BASCOVE: Could you tell me more about painting from this collection?
JOHN BAEDER: In May 2014, I began a new series of paintings using the collection as a base for subject, coming full circle, using only black and white and sepia.
BASCOVE: Did you enjoy the process of looking through decades of work to decide what was most important to include in your biography, John Baeder's Road Well Taken? Choosing a biographer is a real decision of trust. What made you chose Jay Williams?
JOHN BAEDER: I stay in the present. Looking back is difficult, bringing up so many lives, loves, pain, gain. Assembling is part of the process, another reality to deal with. Going through so many paintings that are important on multiple personal levels, and knowing some may not be used, is akin to throwing pieces of your life away. The editing process is excruciating, the "less is more" cliché does not ring true. As a collector, I subscribe to "more is more."
Jay Williams was curator of my four museums retrospective. He also wrote the essay for the accompanying book. When we met there was an instant connection, not only because he was an admirer who had done his homework, he was also a Jungian. As with his wife, a Jungian therapist (as was her father) cutting to the chase was far swifter. Jay was also an advocate of material culture. As an art historian, he was well tuned and ready to meet me head on. It's a thrill and a rare joy to be in total sync with one who is stepping into your psyche and rewards it with keen observation, gleeful brilliance, and fruitful ideas for the reader to delve into.

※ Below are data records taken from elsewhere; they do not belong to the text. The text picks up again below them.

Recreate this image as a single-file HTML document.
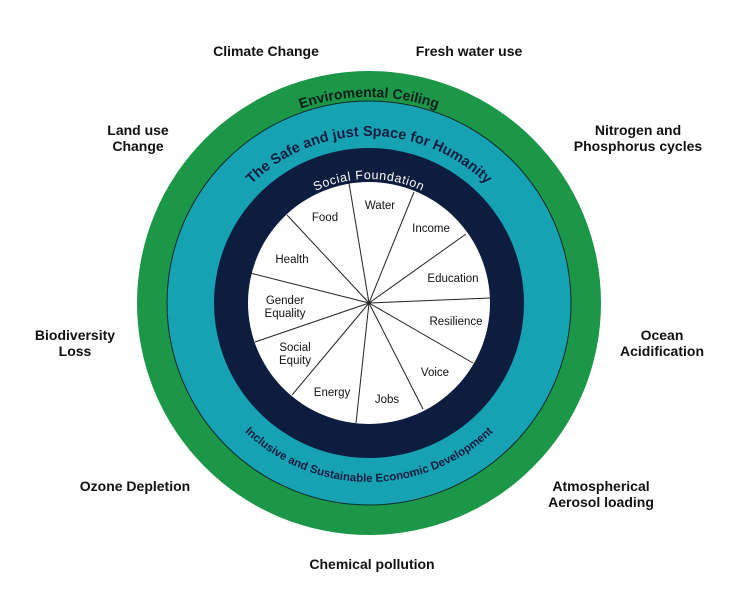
<!DOCTYPE html>
<html><head><meta charset="utf-8"><style>
body{margin:0;background:#fff;}
svg{display:block;font-family:"Liberation Sans",sans-serif;}
.o{font-size:14px;font-weight:bold;fill:#111;text-anchor:middle;}
.w{font-size:11.5px;fill:#111;text-anchor:middle;}
</style></head><body>
<svg width="749" height="598" viewBox="0 0 749 598">
<defs>
<path id="p1" d="M163,303 A206,206 0 0 1 575,303"/>
<path id="p2" d="M202,303 A167,167 0 0 1 536,303"/>
<path id="p3" d="M245,303 A124,124 0 0 1 493,303"/>
<path id="p4" d="M190,303 A179,179 0 0 0 548,303"/>
</defs>
<circle cx="369" cy="303" r="232" fill="#1b9747"/>
<circle cx="369" cy="303" r="202" fill="#17a2b3" stroke="#0d2a2a" stroke-width="1"/>
<circle cx="369" cy="303" r="155" fill="#0d1d3f"/>
<circle cx="369" cy="303" r="121" fill="#fff"/>
<g stroke="#222" stroke-width="1">
<line x1="369" y1="303" x2="349" y2="183"/>
<line x1="369" y1="303" x2="414" y2="192"/>
<line x1="369" y1="303" x2="466" y2="234"/>
<line x1="369" y1="303" x2="490" y2="298"/>
<line x1="369" y1="303" x2="473" y2="363"/>
<line x1="369" y1="303" x2="423" y2="409"/>
<line x1="369" y1="303" x2="356" y2="423"/>
<line x1="369" y1="303" x2="292" y2="395"/>
<line x1="369" y1="303" x2="255" y2="342"/>
<line x1="369" y1="303" x2="250" y2="273"/>
<line x1="369" y1="303" x2="287" y2="215"/>
</g>
<text font-size="14" font-weight="bold" fill="#0d1d1d" text-anchor="middle"><textPath href="#p1" startOffset="50%">Enviromental Ceiling</textPath></text>
<text font-size="14.5" font-weight="bold" fill="#0d1d3f" text-anchor="middle"><textPath href="#p2" startOffset="50%">The Safe and just Space for Humanity</textPath></text>
<text font-size="12.5" fill="#fff" text-anchor="middle" letter-spacing="0.6"><textPath href="#p3" startOffset="50%">Social Foundation</textPath></text>
<text font-size="11.5" font-weight="bold" fill="#0d1d3f" text-anchor="middle"><textPath href="#p4" startOffset="50%">Inclusive and Sustainable Economic Development</textPath></text>
<g class="w">
<text x="380" y="209">Water</text>
<text x="325" y="221">Food</text>
<text x="431" y="232">Income</text>
<text x="292" y="263">Health</text>
<text x="453" y="282">Education</text>
<text x="285" y="304">Gender</text>
<text x="285" y="317">Equality</text>
<text x="456" y="325">Resilience</text>
<text x="295" y="351">Social</text>
<text x="295" y="364">Equity</text>
<text x="435" y="376">Voice</text>
<text x="332" y="396">Energy</text>
<text x="387" y="403">Jobs</text>
</g>
<g class="o">
<text x="266" y="56">Climate Change</text>
<text x="469" y="56">Fresh water use</text>
<text x="138" y="135">Land use</text>
<text x="138" y="151">Change</text>
<text x="638" y="135">Nitrogen and</text>
<text x="638" y="151">Phosphorus cycles</text>
<text x="75" y="340">Biodiversity</text>
<text x="75" y="356">Loss</text>
<text x="662" y="340">Ocean</text>
<text x="662" y="356">Acidification</text>
<text x="135" y="491">Ozone Depletion</text>
<text x="601" y="491">Atmospherical</text>
<text x="601" y="507">Aerosol loading</text>
<text x="372" y="569">Chemical pollution</text>
</g>
</svg>
</body></html>
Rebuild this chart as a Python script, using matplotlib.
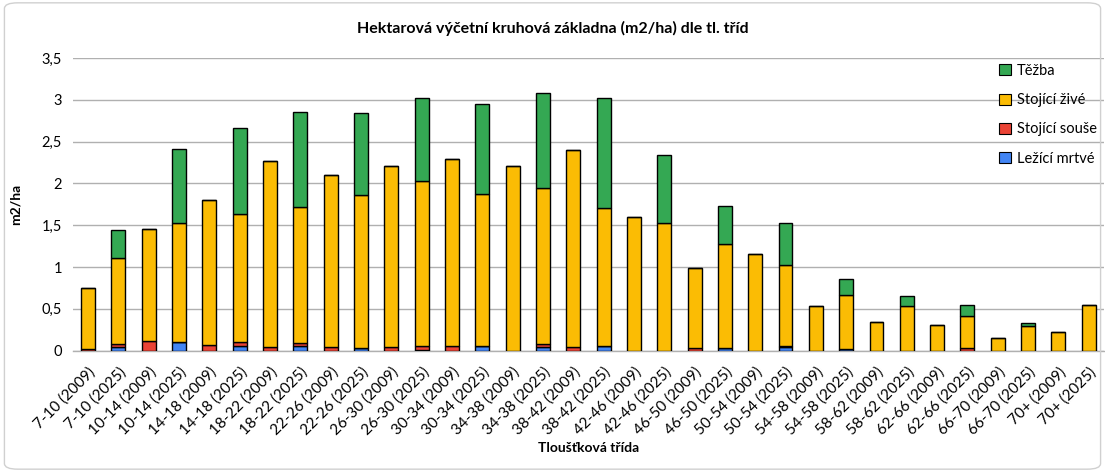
import matplotlib
matplotlib.use("Agg")
import matplotlib.pyplot as plt
from matplotlib.patches import FancyBboxPatch
from matplotlib.ticker import FuncFormatter, MultipleLocator
import numpy as np

classes = ["7-10", "10-14", "14-18", "18-22", "22-26", "26-30", "30-34", "34-38",
           "38-42", "42-46", "46-50", "50-54", "54-58", "58-62", "62-66", "66-70", "70+"]
categories = []
for c in classes:
    categories += [f"{c} (2009)", f"{c} (2025)"]

lezici_mrtve = [0.00, 0.05, 0.00, 0.10, 0.00, 0.06, 0.00, 0.06, 0.00, 0.03, 0.00, 0.01,
                0.00, 0.06, 0.00, 0.04, 0.00, 0.06, 0.00, 0.00, 0.00, 0.03, 0.00, 0.04,
                0.00, 0.02, 0.00, 0.00, 0.00, 0.00, 0.00, 0.00, 0.00, 0.00]
stojici_souse = [0.02, 0.03, 0.12, 0.00, 0.07, 0.04, 0.05, 0.03, 0.04, 0.00, 0.04, 0.05,
                 0.06, 0.00, 0.00, 0.04, 0.04, 0.00, 0.00, 0.00, 0.03, 0.00, 0.00, 0.02,
                 0.00, 0.00, 0.00, 0.00, 0.00, 0.03, 0.00, 0.00, 0.00, 0.00]
stojici_zive = [0.73, 1.03, 1.33, 1.43, 1.73, 1.53, 2.22, 1.63, 2.06, 1.83, 2.17, 1.97,
                2.23, 1.81, 2.21, 1.87, 2.36, 1.65, 1.60, 1.53, 0.96, 1.25, 1.16, 0.97,
                0.53, 0.65, 0.34, 0.54, 0.31, 0.38, 0.15, 0.29, 0.22, 0.55]
tezba = [0.00, 0.33, 0.00, 0.88, 0.00, 1.03, 0.00, 1.14, 0.00, 0.98, 0.00, 0.99,
         0.00, 1.08, 0.00, 1.13, 0.00, 1.31, 0.00, 0.81, 0.00, 0.45, 0.00, 0.50,
         0.00, 0.19, 0.00, 0.12, 0.00, 0.14, 0.00, 0.04, 0.00, 0.00]

series = [("Ležící mrtvé", lezici_mrtve, "#4285f4"),
          ("Stojící souše", stojici_souse, "#ea4335"),
          ("Stojící živé", stojici_zive, "#fbbc04"),
          ("Těžba", tezba, "#34a853")]

plt.rcParams['font.family'] = ['Lato', 'DejaVu Sans']

fig = plt.figure(figsize=(11.05, 4.72), dpi=100)
fig.patches.append(FancyBboxPatch((0.004, 0.006), 0.992, 0.988,
                                  boxstyle="round,pad=0,rounding_size=0.012",
                                  transform=fig.transFigure, fill=False,
                                  edgecolor="#d0d0d0", linewidth=1.0))
ax = fig.add_axes([0.066, 0.257, 0.933, 0.62])

x = np.arange(len(categories))
bottom = np.zeros(len(categories))
handles = {}
for name, vals, col in series:
    v = np.array(vals)
    b = ax.bar(x, v, 0.46, bottom=bottom, color=col, edgecolor="black",
               linewidth=1.0, label=name, zorder=3)
    handles[name] = b
    bottom += v

ax.set_xlim(-0.5, len(categories) - 0.5)
ax.set_ylim(0, 3.5)
ax.yaxis.set_major_locator(MultipleLocator(0.5))
ax.yaxis.set_major_formatter(FuncFormatter(lambda v, p: f"{v:g}".replace(".", ",")))
ax.grid(axis="y", color="#b0b0b0", linewidth=1.0, zorder=0)
for s in ["top", "right", "left"]:
    ax.spines[s].set_visible(False)
ax.spines["bottom"].set_color("#b0b0b0")
ax.spines["bottom"].set_linewidth(1.0)
ax.tick_params(axis="y", length=0, labelsize=10.5, colors="black", pad=8)
ax.set_xticks(x)
ax.set_xticklabels(categories, rotation=45, ha="right", rotation_mode="anchor",
                   fontsize=11)
ax.tick_params(axis="x", length=0, pad=10)

ax.set_ylabel("m2/ha", fontsize=10, fontweight="bold", labelpad=14)
ax.set_xlabel("Tloušťková třída", fontsize=10, fontweight="bold", labelpad=3)
fig.text(0.5, 0.94, "Hektarová výčetní kruhová základna (m2/ha) dle tl. tříd",
         ha="center", va="center", fontsize=11.5, fontweight="bold")

order = ["Těžba", "Stojící živé", "Stojící souše", "Ležící mrtvé"]
leg = ax.legend([handles[n] for n in order], order, loc="upper left",
                bbox_to_anchor=(0.886, 1.025), frameon=False, fontsize=10.5,
                handlelength=0.8, handleheight=0.8, labelspacing=1.05,
                handletextpad=0.4)
for h in leg.legend_handles:
    h.set_linewidth(0.8)

fig.savefig("out.png", dpi=100)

BASCOVE: Diners, your first book, was published in 1978. Highly lauded, it brought a "diner consciousness" to the country, even adding some diners into the historical register. You've since painted hundreds of canvas and watercolors of roadside eateries from diners, to lunch wagons, to taco trucks. You've also complied books which cover a breadth of subjects of folk heritage, including hand-painted signage and folk art. Your archives are promised to the Smithsonian. What is their place in American culture?
JOHN BAEDER: Collecting vintage roadside image postcards started a visual journey I had never traveled. Those minuscule visual adventures were transformed into paintings, a pang that had been with me for many years. Akin to a metamorphosis, I came to the realization, my quest was the act of preservation, the act of painting was secondary activity. They inspired me to go forward on my own to seek out new territory that would enhance my personal world, allow future ideas and paintings of iconic images bringing a heightened sense of self, and through them, others.
The human condition plays a major role. Our society and culture is vastly changing. Large corporations have destroyed our sacred values. Mom and pop enterprises have become nearly extinct. I sincerely hope my paintings and photography have touched and enlightened future generations, allowing them to see what was a genuine American voice.